7.2. Limitations of the Study and Future Research
Although the study’s findings have significant implications for the successful usage of ERP systems, this study has a few limitations as well. the main limitation of this study was the sample size. This was due to time frame constraints. Also, there were various types of unknown ERP systems that had been implemented by several SMEs included in the study sample. From our point of view, well-known ERP systems (e.g., SAP and Oracle) are different from unknown system, such as Sage, Onyx, and Wengs because many aspects may vary in different ways for instance quality and the support from the vendor. Thus, the results of this study may vary when applying them to SMEs that use well-known systems rather than another brand of the systems.
Empirically, this study is limited to a sample of Saudi Arabia ERP adopted quoted firms, which may result in the findings being applicable only to this context. Future research can benefit from conducting comparative studies for different contexts, such as developed and developing context or conducting research using a longitudinal data. That would provide a better understanding of the relationship between the study’s constructs, assessing the validity, and generalizability. Therefore, future research should attempt to replicate this study in other national settings.

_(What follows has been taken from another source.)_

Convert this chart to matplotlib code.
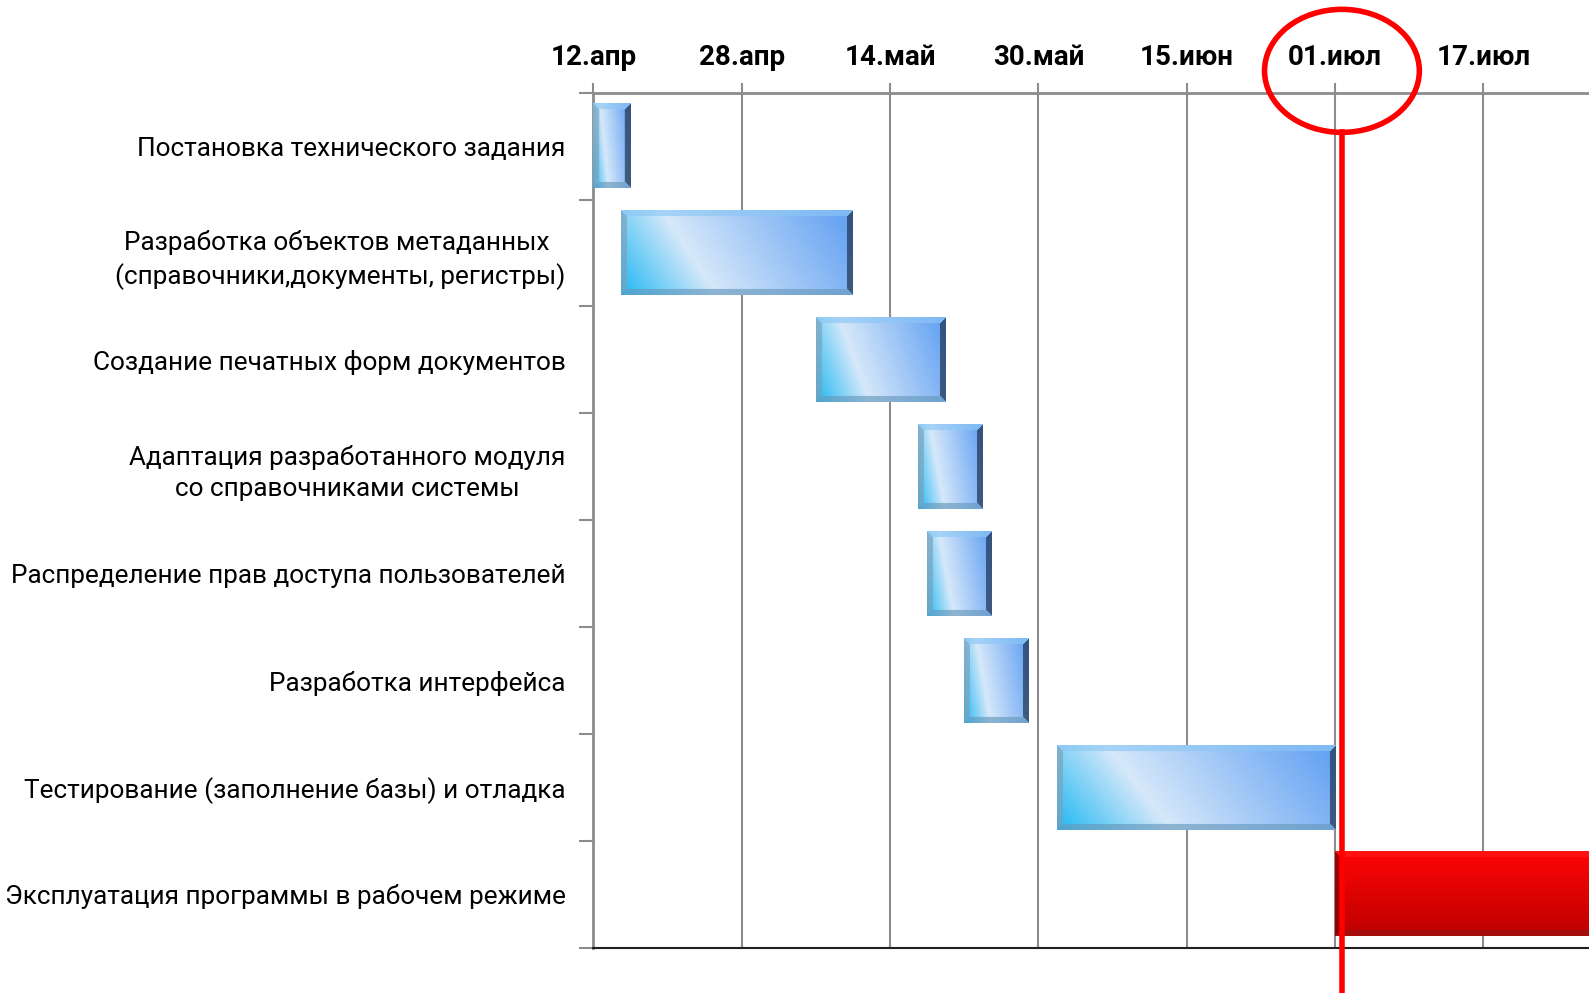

It could be interesting to study further factors that may influence successful ERP system usage periciliary for SMEs. Future studies might benefit from including other factors, such as human resources, structure, strategy, and organizational cultural. Future research is also needed to examine the moderating influence of ERP system usage for the relationship between contingency factors and business performance. The result of this examination can derive the SMEs to take strategic decisions. A streamlined or adapted version of the theoretical framework used here could be developed and utilized to demonstrate the importance of these other factors.